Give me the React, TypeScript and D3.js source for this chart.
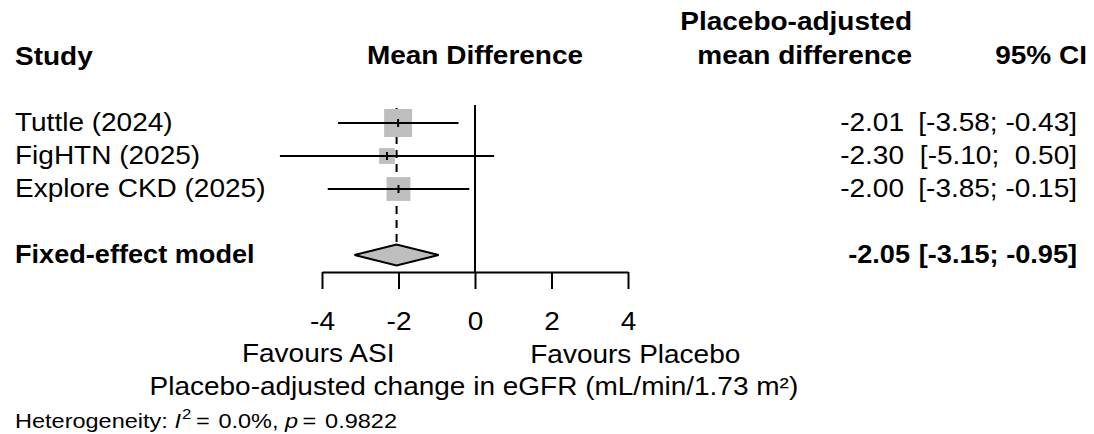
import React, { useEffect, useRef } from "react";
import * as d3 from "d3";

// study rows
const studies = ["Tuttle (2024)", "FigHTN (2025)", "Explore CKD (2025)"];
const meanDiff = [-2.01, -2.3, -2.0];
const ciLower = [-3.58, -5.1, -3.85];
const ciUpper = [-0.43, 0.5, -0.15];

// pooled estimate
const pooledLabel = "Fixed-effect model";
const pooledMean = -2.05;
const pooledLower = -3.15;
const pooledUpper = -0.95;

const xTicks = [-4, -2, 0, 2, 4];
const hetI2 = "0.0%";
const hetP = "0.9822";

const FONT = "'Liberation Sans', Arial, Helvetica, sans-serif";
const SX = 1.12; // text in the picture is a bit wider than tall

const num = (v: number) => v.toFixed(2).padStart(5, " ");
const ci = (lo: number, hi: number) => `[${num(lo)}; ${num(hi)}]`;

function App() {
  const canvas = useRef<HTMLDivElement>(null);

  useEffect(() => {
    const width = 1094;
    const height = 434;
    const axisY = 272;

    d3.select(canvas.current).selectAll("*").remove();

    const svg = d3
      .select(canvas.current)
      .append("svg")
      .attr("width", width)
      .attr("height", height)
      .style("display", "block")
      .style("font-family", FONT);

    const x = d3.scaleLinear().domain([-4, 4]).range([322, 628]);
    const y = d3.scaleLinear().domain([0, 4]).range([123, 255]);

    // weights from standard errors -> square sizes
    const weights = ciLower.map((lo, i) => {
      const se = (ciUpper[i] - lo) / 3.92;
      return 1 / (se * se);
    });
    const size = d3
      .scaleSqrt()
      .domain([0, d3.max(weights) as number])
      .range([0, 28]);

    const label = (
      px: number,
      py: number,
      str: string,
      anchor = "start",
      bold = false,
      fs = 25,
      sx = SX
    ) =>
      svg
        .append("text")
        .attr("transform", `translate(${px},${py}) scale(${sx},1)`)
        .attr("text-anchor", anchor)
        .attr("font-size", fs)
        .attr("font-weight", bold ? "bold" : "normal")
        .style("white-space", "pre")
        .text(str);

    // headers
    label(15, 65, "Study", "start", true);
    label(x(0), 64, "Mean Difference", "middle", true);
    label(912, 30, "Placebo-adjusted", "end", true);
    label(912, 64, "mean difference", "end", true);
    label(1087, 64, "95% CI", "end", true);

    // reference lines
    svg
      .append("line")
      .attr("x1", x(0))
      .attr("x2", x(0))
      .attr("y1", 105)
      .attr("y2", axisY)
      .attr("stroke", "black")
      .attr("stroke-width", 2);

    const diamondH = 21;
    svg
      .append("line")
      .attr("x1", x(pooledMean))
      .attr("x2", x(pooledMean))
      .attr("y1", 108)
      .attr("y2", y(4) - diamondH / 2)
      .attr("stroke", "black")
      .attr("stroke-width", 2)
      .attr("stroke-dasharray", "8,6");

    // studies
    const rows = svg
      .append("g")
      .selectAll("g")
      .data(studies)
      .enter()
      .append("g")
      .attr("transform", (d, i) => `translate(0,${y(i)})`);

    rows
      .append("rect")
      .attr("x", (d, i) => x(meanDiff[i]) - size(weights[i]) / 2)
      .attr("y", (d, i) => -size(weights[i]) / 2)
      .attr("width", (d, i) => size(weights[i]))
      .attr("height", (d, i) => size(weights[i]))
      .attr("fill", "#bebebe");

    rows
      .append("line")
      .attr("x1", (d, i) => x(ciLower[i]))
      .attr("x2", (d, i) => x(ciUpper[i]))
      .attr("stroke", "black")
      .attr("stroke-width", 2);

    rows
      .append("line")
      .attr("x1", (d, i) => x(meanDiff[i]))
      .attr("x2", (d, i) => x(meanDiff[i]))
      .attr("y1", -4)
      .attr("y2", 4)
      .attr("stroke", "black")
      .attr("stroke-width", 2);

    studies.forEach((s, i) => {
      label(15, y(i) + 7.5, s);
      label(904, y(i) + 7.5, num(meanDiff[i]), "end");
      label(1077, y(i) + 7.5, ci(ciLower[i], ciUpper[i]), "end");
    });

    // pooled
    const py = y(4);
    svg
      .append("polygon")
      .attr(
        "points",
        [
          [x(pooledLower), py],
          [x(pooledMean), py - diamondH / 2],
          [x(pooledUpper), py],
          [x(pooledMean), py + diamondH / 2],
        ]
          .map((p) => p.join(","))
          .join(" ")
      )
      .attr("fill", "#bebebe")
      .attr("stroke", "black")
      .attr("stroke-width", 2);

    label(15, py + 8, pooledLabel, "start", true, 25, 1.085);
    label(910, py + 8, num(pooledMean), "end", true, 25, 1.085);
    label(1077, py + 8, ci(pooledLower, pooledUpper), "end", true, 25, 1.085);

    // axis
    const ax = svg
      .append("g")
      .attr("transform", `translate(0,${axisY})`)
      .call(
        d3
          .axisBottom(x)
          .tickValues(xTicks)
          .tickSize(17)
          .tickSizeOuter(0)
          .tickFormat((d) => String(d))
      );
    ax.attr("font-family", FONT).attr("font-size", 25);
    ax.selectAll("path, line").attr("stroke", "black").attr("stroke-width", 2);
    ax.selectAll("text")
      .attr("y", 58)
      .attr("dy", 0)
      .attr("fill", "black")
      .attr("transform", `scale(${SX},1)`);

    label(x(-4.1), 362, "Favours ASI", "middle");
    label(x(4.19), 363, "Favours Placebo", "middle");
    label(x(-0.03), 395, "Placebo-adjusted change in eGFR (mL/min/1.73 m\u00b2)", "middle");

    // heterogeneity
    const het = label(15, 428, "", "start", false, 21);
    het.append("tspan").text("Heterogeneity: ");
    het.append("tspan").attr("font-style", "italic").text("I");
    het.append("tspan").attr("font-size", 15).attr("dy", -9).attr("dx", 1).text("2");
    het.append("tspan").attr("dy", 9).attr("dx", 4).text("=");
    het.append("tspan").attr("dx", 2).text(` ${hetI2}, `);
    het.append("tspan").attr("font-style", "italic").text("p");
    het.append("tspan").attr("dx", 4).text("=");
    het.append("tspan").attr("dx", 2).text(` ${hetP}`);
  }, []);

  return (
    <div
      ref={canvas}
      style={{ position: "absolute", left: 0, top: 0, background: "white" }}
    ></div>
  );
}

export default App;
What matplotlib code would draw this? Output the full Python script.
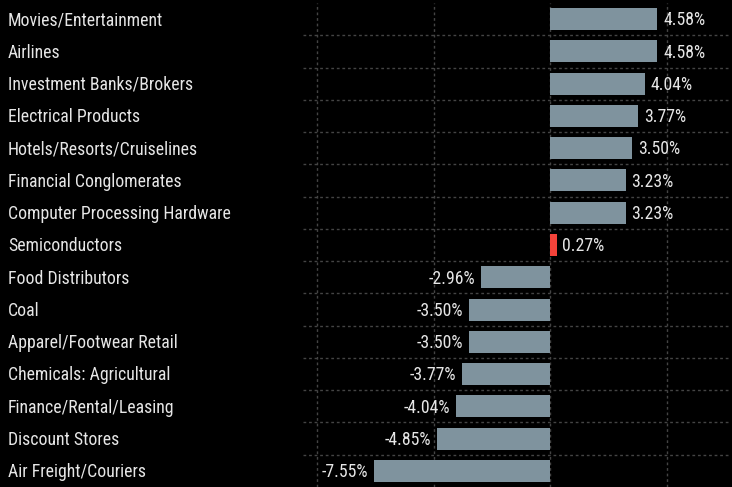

▬▬▬▬▬▬

Work to complete:
Transcribe every record above exactly, leaving out the pictures.

Answer to this problem:
Give me the React, TypeScript and D3.js source for this chart.
import React, { useEffect, useRef } from "react";
import * as d3 from "d3";

// study rows
const studies = ["Tuttle (2024)", "FigHTN (2025)", "Explore CKD (2025)"];
const meanDiff = [-2.01, -2.3, -2.0];
const ciLower = [-3.58, -5.1, -3.85];
const ciUpper = [-0.43, 0.5, -0.15];

// pooled estimate
const pooledLabel = "Fixed-effect model";
const pooledMean = -2.05;
const pooledLower = -3.15;
const pooledUpper = -0.95;

const xTicks = [-4, -2, 0, 2, 4];
const hetI2 = "0.0%";
const hetP = "0.9822";

const FONT = "'Liberation Sans', Arial, Helvetica, sans-serif";
const SX = 1.12; // text in the picture is a bit wider than tall

const num = (v: number) => v.toFixed(2).padStart(5, " ");
const ci = (lo: number, hi: number) => `[${num(lo)}; ${num(hi)}]`;

function App() {
  const canvas = useRef<HTMLDivElement>(null);

  useEffect(() => {
    const width = 1094;
    const height = 434;
    const axisY = 272;

    d3.select(canvas.current).selectAll("*").remove();

    const svg = d3
      .select(canvas.current)
      .append("svg")
      .attr("width", width)
      .attr("height", height)
      .style("display", "block")
      .style("font-family", FONT);

    const x = d3.scaleLinear().domain([-4, 4]).range([322, 628]);
    const y = d3.scaleLinear().domain([0, 4]).range([123, 255]);

    // weights from standard errors -> square sizes
    const weights = ciLower.map((lo, i) => {
      const se = (ciUpper[i] - lo) / 3.92;
      return 1 / (se * se);
    });
    const size = d3
      .scaleSqrt()
      .domain([0, d3.max(weights) as number])
      .range([0, 28]);

    const label = (
      px: number,
      py: number,
      str: string,
      anchor = "start",
      bold = false,
      fs = 25,
      sx = SX
    ) =>
      svg
        .append("text")
        .attr("transform", `translate(${px},${py}) scale(${sx},1)`)
        .attr("text-anchor", anchor)
        .attr("font-size", fs)
        .attr("font-weight", bold ? "bold" : "normal")
        .style("white-space", "pre")
        .text(str);

    // headers
    label(15, 65, "Study", "start", true);
    label(x(0), 64, "Mean Difference", "middle", true);
    label(912, 30, "Placebo-adjusted", "end", true);
    label(912, 64, "mean difference", "end", true);
    label(1087, 64, "95% CI", "end", true);

    // reference lines
    svg
      .append("line")
      .attr("x1", x(0))
      .attr("x2", x(0))
      .attr("y1", 105)
      .attr("y2", axisY)
      .attr("stroke", "black")
      .attr("stroke-width", 2);

    const diamondH = 21;
    svg
      .append("line")
      .attr("x1", x(pooledMean))
      .attr("x2", x(pooledMean))
      .attr("y1", 108)
      .attr("y2", y(4) - diamondH / 2)
      .attr("stroke", "black")
      .attr("stroke-width", 2)
      .attr("stroke-dasharray", "8,6");

    // studies
    const rows = svg
      .append("g")
      .selectAll("g")
      .data(studies)
      .enter()
      .append("g")
      .attr("transform", (d, i) => `translate(0,${y(i)})`);

    rows
      .append("rect")
      .attr("x", (d, i) => x(meanDiff[i]) - size(weights[i]) / 2)
      .attr("y", (d, i) => -size(weights[i]) / 2)
      .attr("width", (d, i) => size(weights[i]))
      .attr("height", (d, i) => size(weights[i]))
      .attr("fill", "#bebebe");

    rows
      .append("line")
      .attr("x1", (d, i) => x(ciLower[i]))
      .attr("x2", (d, i) => x(ciUpper[i]))
      .attr("stroke", "black")
      .attr("stroke-width", 2);

    rows
      .append("line")
      .attr("x1", (d, i) => x(meanDiff[i]))
      .attr("x2", (d, i) => x(meanDiff[i]))
      .attr("y1", -4)
      .attr("y2", 4)
      .attr("stroke", "black")
      .attr("stroke-width", 2);

    studies.forEach((s, i) => {
      label(15, y(i) + 7.5, s);
      label(904, y(i) + 7.5, num(meanDiff[i]), "end");
      label(1077, y(i) + 7.5, ci(ciLower[i], ciUpper[i]), "end");
    });

    // pooled
    const py = y(4);
    svg
      .append("polygon")
      .attr(
        "points",
        [
          [x(pooledLower), py],
          [x(pooledMean), py - diamondH / 2],
          [x(pooledUpper), py],
          [x(pooledMean), py + diamondH / 2],
        ]
          .map((p) => p.join(","))
          .join(" ")
      )
      .attr("fill", "#bebebe")
      .attr("stroke", "black")
      .attr("stroke-width", 2);

    label(15, py + 8, pooledLabel, "start", true, 25, 1.085);
    label(910, py + 8, num(pooledMean), "end", true, 25, 1.085);
    label(1077, py + 8, ci(pooledLower, pooledUpper), "end", true, 25, 1.085);

    // axis
    const ax = svg
      .append("g")
      .attr("transform", `translate(0,${axisY})`)
      .call(
        d3
          .axisBottom(x)
          .tickValues(xTicks)
          .tickSize(17)
          .tickSizeOuter(0)
          .tickFormat((d) => String(d))
      );
    ax.attr("font-family", FONT).attr("font-size", 25);
    ax.selectAll("path, line").attr("stroke", "black").attr("stroke-width", 2);
    ax.selectAll("text")
      .attr("y", 58)
      .attr("dy", 0)
      .attr("fill", "black")
      .attr("transform", `scale(${SX},1)`);

    label(x(-4.1), 362, "Favours ASI", "middle");
    label(x(4.19), 363, "Favours Placebo", "middle");
    label(x(-0.03), 395, "Placebo-adjusted change in eGFR (mL/min/1.73 m\u00b2)", "middle");

    // heterogeneity
    const het = label(15, 428, "", "start", false, 21);
    het.append("tspan").text("Heterogeneity: ");
    het.append("tspan").attr("font-style", "italic").text("I");
    het.append("tspan").attr("font-size", 15).attr("dy", -9).attr("dx", 1).text("2");
    het.append("tspan").attr("dy", 9).attr("dx", 4).text("=");
    het.append("tspan").attr("dx", 2).text(` ${hetI2}, `);
    het.append("tspan").attr("font-style", "italic").text("p");
    het.append("tspan").attr("dx", 4).text("=");
    het.append("tspan").attr("dx", 2).text(` ${hetP}`);
  }, []);

  return (
    <div
      ref={canvas}
      style={{ position: "absolute", left: 0, top: 0, background: "white" }}
    ></div>
  );
}

export default App;
What matplotlib code would draw this? Output the full Python script.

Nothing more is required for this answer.